Étudiant, j’avais fait le projet d’aller dans un pays communiste et un pays en voie de développement. Je prends donc un train pour Prague, pendant l’interruption des cours au moment de Noël. Je ne savais pas où j’allais trouver un toit, mais j’ai fait la rencontre pendant le voyage d’une Allemande qui allait dans la même ville et la connaissait déjà. Elle m’a dit que dans l’hôtel où elle descendait habituellement il y avait normalement des chambres libres.
Nous nous sommes donc présentés à l’accueil de cet hôtel après avoir quitté la gare décorée d’immenses faucilles et marteaux sur drapeaux rouges. Il s’est vérifié qu’il y avait de la place. Un ami tchèque de l’Allemande nous a emmené dans un restaurant, en sous-sol voûté, de la vieille ville, où les Tchèques avaient l’habitude de passer de longs moments autour d’une bière. Après qu’il ait fait de l’humour tchèque – dans un allemand que j’ai eu du mal à suivre, je suis rentré à l’hôtel vers 1 heure du matin.
A 1h30, coup de sonnette ! Intrigué, je me lève. C’était le fils d’amis qui savaient que j’arrivais ce jour-là, mais que je ne voulais pas déranger en logeant chez eux. Je lui ai demandé comment il avait appris dans quel hôtel j’étais descendu. Il m’a répondu qu’il venait du Ministère de l’Intérieur : deux heures après mon arrivée et à 1 heure du matin, il y avait un fonctionnaire qui savait où un simple étudiant français se trouvait !

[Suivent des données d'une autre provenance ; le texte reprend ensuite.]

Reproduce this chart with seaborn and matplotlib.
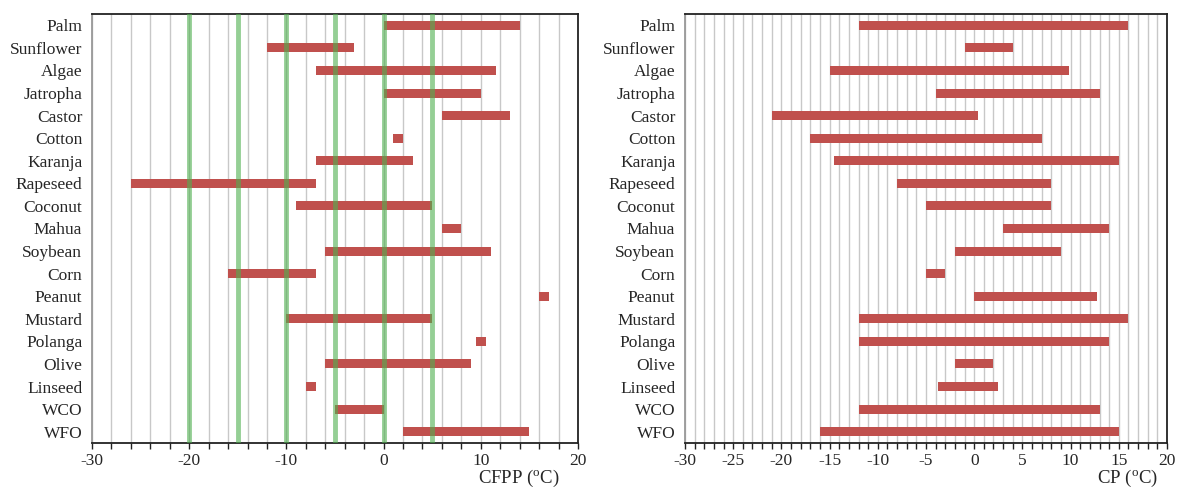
import numpy as np
import pandas as pd
import matplotlib
matplotlib.use("Agg")
import matplotlib.pyplot as plt
import seaborn as sns
from matplotlib.ticker import MultipleLocator

# Feedstock oils, top to bottom
oils = ["Palm", "Sunflower", "Algae", "Jatropha", "Castor", "Cotton", "Karanja",
        "Rapeseed", "Coconut", "Mahua", "Soybean", "Corn", "Peanut", "Mustard",
        "Polanga", "Olive", "Linseed", "WCO", "WFO"]

# Cold filter plugging point range (°C)
cfpp_low = [0, -12, -7, 0, 6, 1, -7, -26, -9, 6, -6, -16, 16, -10, 9.5, -6, -8, -5, 2]
cfpp_high = [14, -3, 11.6, 10, 13, 2, 3, -7, 5, 8, 11, -7, 17, 5, 10.5, 9, -7, 0, 15]

# Cloud point range (°C)
cp_low = [-12, -1, -15, -4, -21, -17, -14.5, -8, -5, 3, -2, -5, 0, -12, -12, -2, -3.8, -12, -16]
cp_high = [16, 4, 9.8, 13, 0.4, 7, 15, 8, 8, 14, 9, -3, 12.7, 16, 14, 2, 2.5, 13, 15]

# Reference temperatures marked on the CFPP panel
cfpp_marks = [-20, -15, -10, -5, 0, 5]

BAR_RED = "#c0504d"
MARK_GREEN = "#4fb04f"

sns.set_theme(style="white")
plt.rcParams["font.family"] = ["Liberation Serif", "DejaVu Serif"]
plt.rcParams["mathtext.fontset"] = "custom"
plt.rcParams["mathtext.rm"] = "Liberation Serif"
plt.rcParams["mathtext.it"] = "Liberation Serif:italic"
plt.rcParams["axes.unicode_minus"] = False

W, H = 1177, 487
fig = plt.figure(figsize=(W / 100, H / 100), dpi=100)
bottom = (H - 443) / H
height = (443 - 14) / H
ax1 = fig.add_axes([92 / W, bottom, (578 - 92) / W, height])
ax2 = fig.add_axes([685 / W, bottom, (1167 - 685) / W, height])


def range_panel(ax, low, high, grid_step, label_step, xlabel):
    low = np.asarray(low, dtype=float)
    high = np.asarray(high, dtype=float)
    df = pd.DataFrame({"oil": oils, "span": high - low})
    sns.barplot(data=df, y="oil", x="span", order=oils, orient="y",
                left=low, color=BAR_RED, saturation=1, width=0.4,
                errorbar=None, ax=ax, zorder=2, linewidth=0)
    ax.set_xlim(-30, 20)
    ax.set_ylim(18.5, -0.5)
    ax.xaxis.set_major_locator(MultipleLocator(label_step))
    ax.xaxis.set_minor_locator(MultipleLocator(grid_step))
    ax.grid(which="both", axis="x", color="#c8c8c8", linewidth=1.0, zorder=0)
    ax.set_axisbelow(True)
    ax.tick_params(axis="x", which="both", direction="out", length=4.5,
                   width=1, color="#222222", bottom=True, labelsize=12.5, pad=3)
    ax.tick_params(axis="y", length=0, labelsize=12.5, pad=7)
    for side in ["top", "right", "bottom"]:
        ax.spines[side].set_color("#222222")
        ax.spines[side].set_linewidth(1.3)
    ax.spines["left"].set_color("#999999")
    ax.spines["left"].set_linewidth(1.3)
    ax.set_ylabel("")
    ax.set_xlabel(xlabel, fontsize=13.5, ha="right", va="center", labelpad=0)
    return ax


range_panel(ax1, cfpp_low, cfpp_high, 2, 10, r"CFPP ($^{\rm o}$C)")
range_panel(ax2, cp_low, cp_high, 1, 5, r"CP ($^{\rm o}$C)")
ax1.xaxis.set_label_coords(0.962, -0.082)
ax2.xaxis.set_label_coords(0.982, -0.082)

for t in cfpp_marks:
    ax1.axvline(t, color=MARK_GREEN, alpha=0.6, linewidth=3.5, zorder=3)

fig.savefig("out.png", dpi=100, facecolor="white")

Mon interlocuteur m’a appris qu’il avait récupéré un appartement (de moins de 25 m2) où il habitait avec ses deux enfants. Il a tellement insisté pour que je vienne chez eux que j’ai accepté. Il a ajouté qu’il fallait retourner au Ministère de l’Intérieur, car de toute façon il serait dénoncé. Nous nous sommes donc rendus au Ministère, vers 2 heure du matin, pour remplir les papiers obligatoires.
C’est dans une telle ambiance que j’ai pu rencontrer des Tchèques en résistance avec le régime et que j’ai été reçu par un philosophe qui, après 1968, avait perdu son poste à l’Université de Prague. Évidemment, je devais me taire avant d’arriver chez lui, pour ne pas faire remarquer que j’étais étranger : consigne impérative ! Quand j’ai pénétré dans son appartement, toute la famille du philosophe était là – dont huit enfants qui ne parlaient strictement que le tchèque et le russe. Ce qui n’a pas empêché des marques constantes d’attention.
Avec le couple, je pouvais converser en allemand en anglais ou en français. Il m’ont fait part de ce qui leur donnait la force de résister et m’ont dit l’importance des penseurs chrétiens français comme Maritain, Blondel et Marcel Légaut. Ils supposaient que je les connaissais, alors que le nom même de Légaut m’était inconnu. Ils m’ont dit alors : « Attendez ! » et le mari est revenu avec L’homme à la recherche de son humanité et Introduction à l’intelligence du passé et de l’avenir du christianisme.
Mon hôte m’a alors expliqué les risques que sa femme et lui prenaient pour garder chez eux la nourriture substantielle, contenue dans ces livres qu’ils étaient évidemment contraints de cacher soigneusement. Rentré en France, je me suis mis moi-même à la recherche de ces livres. Je me disais : ce qui a permis à des êtres d’avoir une telle qualité humaine et une telle force dans la recherche de la démocratie doit certainement valoir la peine d’être lu ! Voilà comment j’ai découvert Légaut : il allait avoir une bonne part dans le changement qui devait se produire dans ma vie.